- **THE EXERCISE**: Set down the data below from its first line to the line holding "from matplotlib import font_manager as fm", inclusive; omit all pictures.

- **INFORMATION SHOWN**:
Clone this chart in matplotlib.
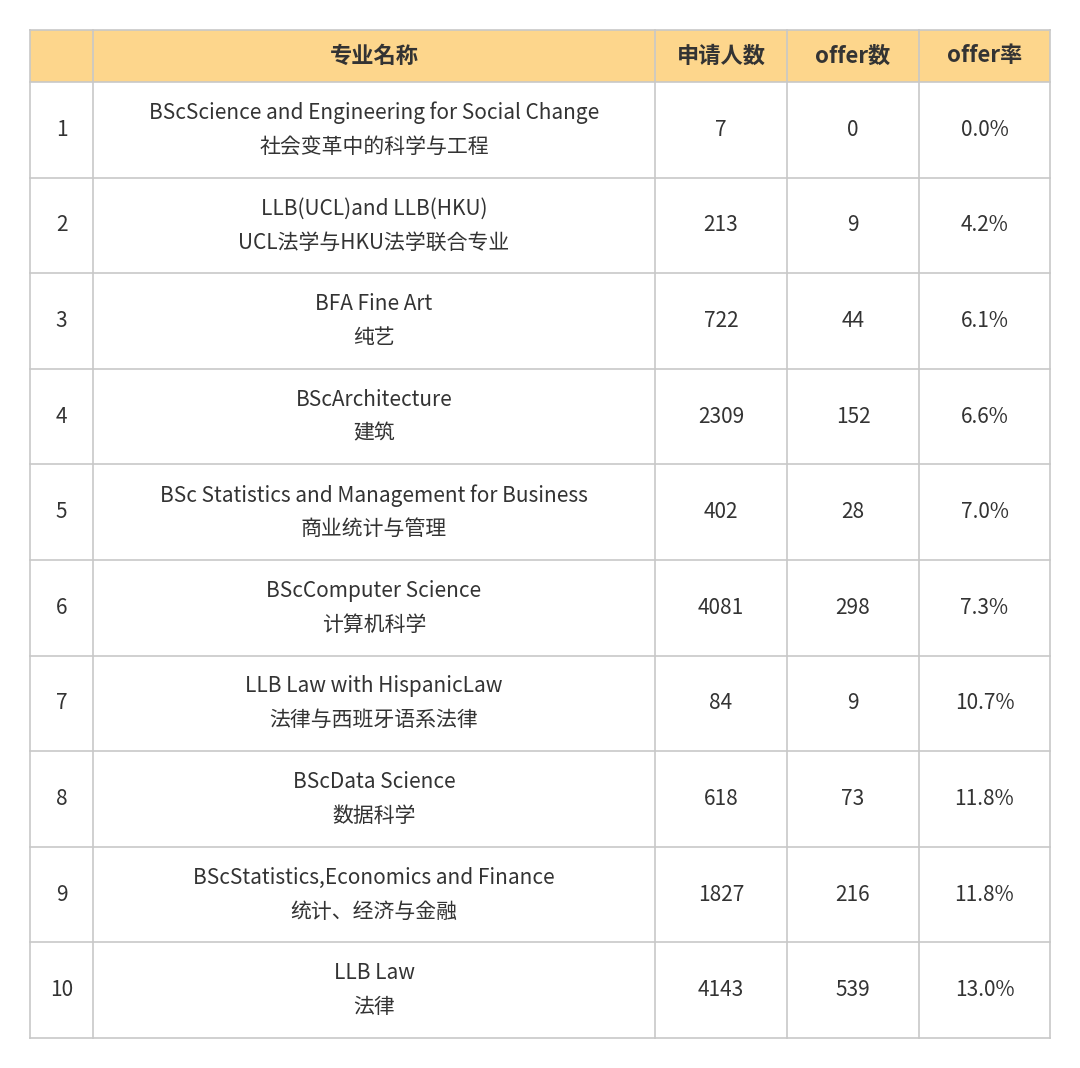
import matplotlib
matplotlib.use("Agg")
import matplotlib.pyplot as plt
from matplotlib.patches import Rectangle
from matplotlib import font_manager as fm

headers = ["", "专业名称", "申请人数", "offer数", "offer率"]
names_en = ["BScScience and Engineering for Social Change", "LLB(UCL)and LLB(HKU)", "BFA Fine Art",
            "BScArchitecture", "BSc Statistics and Management for Business", "BScComputer Science",
            "LLB Law with HispanicLaw", "BScData Science", "BScStatistics,Economics and Finance", "LLB Law"]
names_cn = ["社会变革中的科学与工程", "UCL法学与HKU法学联合专业", "纯艺", "建筑", "商业统计与管理",
            "计算机科学", "法律与西班牙语系法律", "数据科学", "统计、经济与金融", "法律"]
applicants = [7, 213, 722, 2309, 402, 4081, 84, 618, 1827, 4143]
offers = [0, 9, 44, 152, 28, 298, 9, 73, 216, 539]
rates = ["0.0%", "4.2%", "6.1%", "6.6%", "7.0%", "7.3%", "10.7%", "11.8%", "11.8%", "13.0%"]

cjk = [f.name for f in fm.fontManager.ttflist if "CJK" in f.name]
pref = [n for n in ["Noto Sans CJK SC", "Noto Sans CJK JP", "Noto Sans CJK TC", "Noto Sans CJK KR"] if n in cjk]
fam = pref[0] if pref else (cjk[0] if cjk else "DejaVu Sans")
if not cjk:
    import glob
    for p in glob.glob("/usr/share/fonts/**/*CJK*", recursive=True):
        try:
            fm.fontManager.addfont(p)
        except Exception:
            pass
    cjk = [f.name for f in fm.fontManager.ttflist if "CJK" in f.name]
    fam = cjk[0] if cjk else "DejaVu Sans"
plt.rcParams["font.family"] = [fam, "DejaVu Sans"]

W, H = 1080, 1068
fig = plt.figure(figsize=(W/100, H/100), dpi=100)
ax = fig.add_axes([0, 0, 1, 1])
ax.set_xlim(0, W); ax.set_ylim(H, 0); ax.axis("off")

cols = [30, 93, 655, 787, 919, 1050]
top, hb, bottom = 30, 82, 1038
n = len(names_en)
rh = (bottom - hb) / n
line = "#c8c8c8"
tc = "#333333"

ax.add_patch(Rectangle((cols[0], top), cols[-1]-cols[0], hb-top, facecolor="#fdd68c", edgecolor="none"))
for i, h in enumerate(headers):
    ax.text((cols[i]+cols[i+1])/2, (top+hb)/2, h, ha="center", va="center", fontsize=16, fontweight="bold", color=tc)

for r in range(n):
    yc = hb + rh*(r+0.5)
    vals = [str(r+1), None, str(applicants[r]), str(offers[r]), rates[r]]
    for i, v in enumerate(vals):
        xc = (cols[i]+cols[i+1])/2
        if i == 1:
            ax.text(xc, yc-17, names_en[r], ha="center", va="center", fontsize=15, color=tc)
            ax.text(xc, yc+17, names_cn[r], ha="center", va="center", fontsize=15, color=tc)
        else:
            ax.text(xc, yc, v, ha="center", va="center", fontsize=15, color=tc)

for x in cols:
    ax.plot([x, x], [top, bottom], color=line, lw=1.2)
ys = [top, hb] + [hb + rh*(r+1) for r in range(n)]
for y in ys:
    ax.plot([cols[0], cols[-1]], [y, y], color=line, lw=1.2)

fig.savefig("out.png", dpi=100, facecolor="white")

- **ANSWER TO THE PROBLEM**:
Clone this chart in matplotlib.
import matplotlib
matplotlib.use("Agg")
import matplotlib.pyplot as plt
from matplotlib.patches import Rectangle
from matplotlib import font_manager as fm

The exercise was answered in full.